The Church’s stance on capital punishment has always been based on the responsibility to protect society. St. Thomas Aquinas says that the legitimate civil authority is obliged to defend people from a dangerous criminal. At the same time, he cautions, “The execution of the wicked is forbidden wherever . . . the wicked are not clearly distinguished from the good.” (Summa Contra Gentiles V., Book III, c.146). Besides reminding us of well-known cases where innocent people were condemned to die, this should remind us that as Christians we are urged not to see anyone as irredeemably wicked.

An alternative to the death penalty

Prior to his intervention in St. Louis, Pope John Paul had laid out his case for the limitation of the use of the death penalty in his encyclical The Gospel of Life (Evangelium Vitae) (1995) and in his extraordinary 1997 modification of the Catechism of the Catholic Church (CCC). He still allowed for the application of the death penalty as a just choice that authority may make in its responsibility to safeguard society from the unjust aggressor. Yet the revised text goes on to say: “Today, in fact, as a consequence of the possibilities which the state has for effectively preventing crime, by rendering one who has committed an offense incapable of doing harm—without definitively taking away from him the possibility of redeeming himself—the cases in which the execution of the offender is an absolute necessity ‘are very rare, if not practically nonexistent.’”

The sworn responsibility of authority to secure the common good is not easily laid aside. But here the Church, convinced that society can be protected without executing dangerous criminals, charges us to look to a less violent, less final remedy. The Catechism directs us to a solution that preserves the common good without definitively curtailing the individual good of the perpetrator, offering him the opportunity for redemption. Each man, no matter how sinful and flawed, has a final purpose and call to salvation, one that we ought not too easily or unnecessarily preempt.

The above is the “ought” for laying aside the death penalty: legitimate authority can fulfill its responsibility using lesser but sufficient means for protecting the common good.
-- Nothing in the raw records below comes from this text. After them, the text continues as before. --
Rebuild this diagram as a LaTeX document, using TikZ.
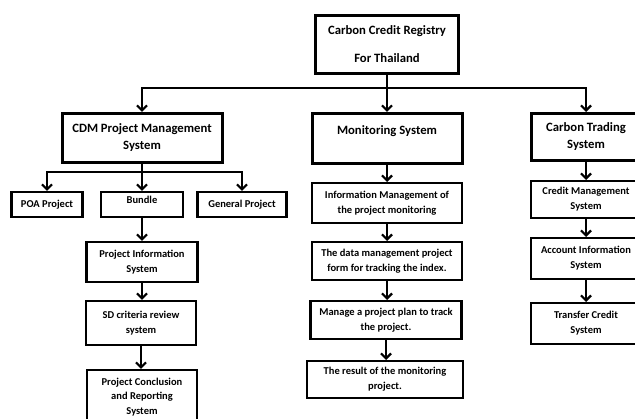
\documentclass[tikz,border=0pt]{standalone}
\usepackage{fontspec}
\setmainfont{Carlito}
\usetikzlibrary{arrows.meta, positioning}
\tikzset{
  mainbox/.style={draw=black, rectangle, align=center, line width=3pt, inner sep=1pt, anchor=north, font=\bfseries\fontsize{12.7}{17}\selectfont},
  subbox/.style={draw=black, rectangle, align=center, line width=2.2pt, inner sep=1pt, anchor=north, font=\bfseries\fontsize{10.5}{15}\selectfont},
  arrow/.style={-{Straight Barb[length=5pt, width=10pt, line width=2.2pt]}, line width=2.2pt, draw=black},
  line/.style={line width=2.2pt, draw=black}
}
\begin{document}
\begin{tikzpicture}[x=1pt, y=-1pt]
\useasboundingbox (0,0) rectangle (635,419);

% top level
\node[mainbox, minimum width=143pt, minimum height=58pt] (reg) at (387,14) {Carbon Credit Registry\\[11pt]For Thailand};
\node[mainbox, minimum width=160pt, minimum height=49pt] (cdm) at (142,112) {CDM Project Management\\System};
\node[mainbox, minimum width=150pt, minimum height=50pt] (mon) at (387,112) {Monitoring System\\~};
\node[mainbox, minimum width=110pt, minimum height=47pt] (ctr) at (586,112) {Carbon Trading\\System};

% CDM branch
\node[subbox, minimum width=71pt, minimum height=25pt] (poa) at (47,191) {POA Project};
\node[subbox, minimum width=82pt, minimum height=25pt] (bun) at (142,191) {Bundle\\[-6pt]~};
\node[subbox, minimum width=89pt, minimum height=25pt] (gen) at (242,191) {General Project};
\node[subbox, minimum width=111pt, minimum height=40pt] (pis) at (142,241) {Project Information\\System};
\node[subbox, minimum width=110pt, minimum height=44pt] (sdc) at (141,300) {SD criteria review\\system};
\node[subbox, minimum width=110pt, minimum height=54pt, font=\bfseries\fontsize{10.5}{14.5}\selectfont] (pcr) at (142,369) {Project Conclusion\\and Reporting\\System};

% monitoring branch
\node[subbox, minimum width=150pt, minimum height=40pt] (imp) at (387,182) {Information Management of\\the project monitoring};
\node[subbox, minimum width=150pt, minimum height=38pt] (dmp) at (387,241) {The data management project\\form for tracking the index.};
\node[subbox, minimum width=151pt, minimum height=38pt] (mpp) at (386,300) {Manage a project plan to track\\the project.};
\node[subbox, minimum width=156pt, minimum height=37pt] (res) at (385,360) {The result of the monitoring\\project.};

% trading branch
\node[subbox, minimum width=110pt, minimum height=37pt] (crm) at (586,180) {Credit Management\\System};
\node[subbox, minimum width=110pt, minimum height=41pt] (aci) at (586,237) {Account Information\\System};
\node[subbox, minimum width=110pt, minimum height=41pt] (trc) at (586,302) {Transfer Credit\\System};

\coordinate (hub) at (387,88);
\coordinate (fork) at (142,172);

\draw[arrow] (reg) -- (mon);
\draw[arrow] (hub) -| (cdm.north);
\draw[arrow] (hub) -| (ctr.north);

\draw[line] (cdm) -- (fork);
\draw[arrow] (fork) -| (poa.north);
\draw[arrow] (cdm) -- (bun);
\draw[arrow] (fork) -| (gen.north);
\draw[arrow] (bun) -- (pis);
\draw[arrow] (pis.south) -- (pis.south |- sdc.north);
\draw[arrow] (sdc.south) -- (sdc.south |- pcr.north);

\draw[arrow] (mon) -- (imp);
\draw[arrow] (imp) -- (dmp);
\draw[arrow] (dmp.south) -- (dmp.south |- mpp.north);
\draw[arrow] (mpp.south) -- (mpp.south |- res.north);

\draw[arrow] (ctr) -- (crm);
\draw[arrow] (crm) -- (aci);
\draw[arrow] (aci) -- (trc);

\end{tikzpicture}
\end{document}
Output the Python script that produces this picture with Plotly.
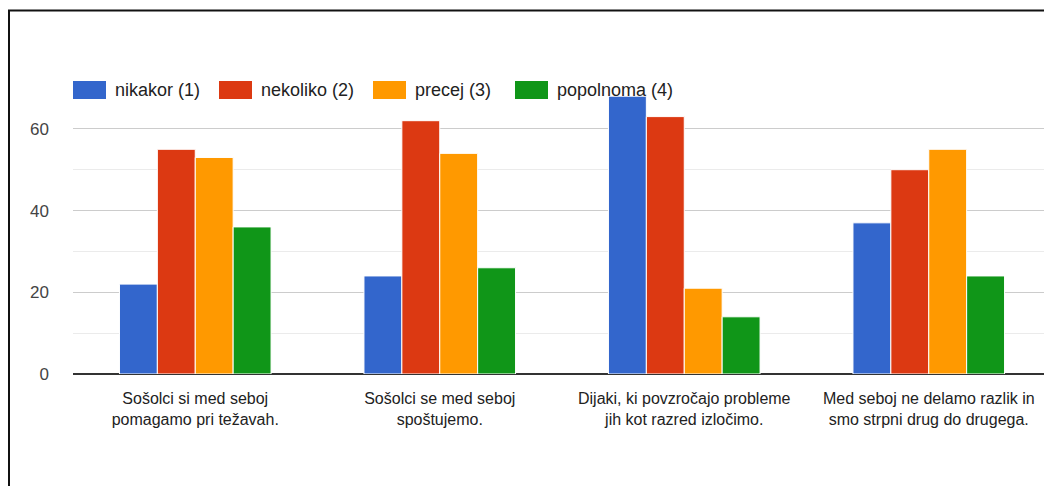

But we should add that the argument of Divine Mercy, while never violating justice, transcends the human “ought.”

I’m wondering what my readers think of this?  My own views of the death penalty have changed quite a bit to more conform with what the Church has revealed over the last several decades.  At one time, I was a big supporter of the death penalty, and now, I am almost entirely opposed, although I do think the Church, at least in articles like this and even in Evangelium Vitae, does not take into account the feelings of victims families sufficiently.  It may not be the highest virtue, but most victims families claim to receive great peace and closure from seeing the condemned put to death.  These families are possibly deficient in mercy, but, not being in their place, it is difficult for me to say to them that they are wrong to seek this form of justice.  This is the only area where I still struggle with the issue of the death penalty.

One other thought, and a rather odd one, perhaps – the Church as instituted by Christ is impossible without there having been a death penalty to cause Christ’s sufferings and to allow for His Ressurection. 

Is it possible to see in the case of the woman condemned by the pharisees to stoning for adultery a prohibition on death as a form of justice?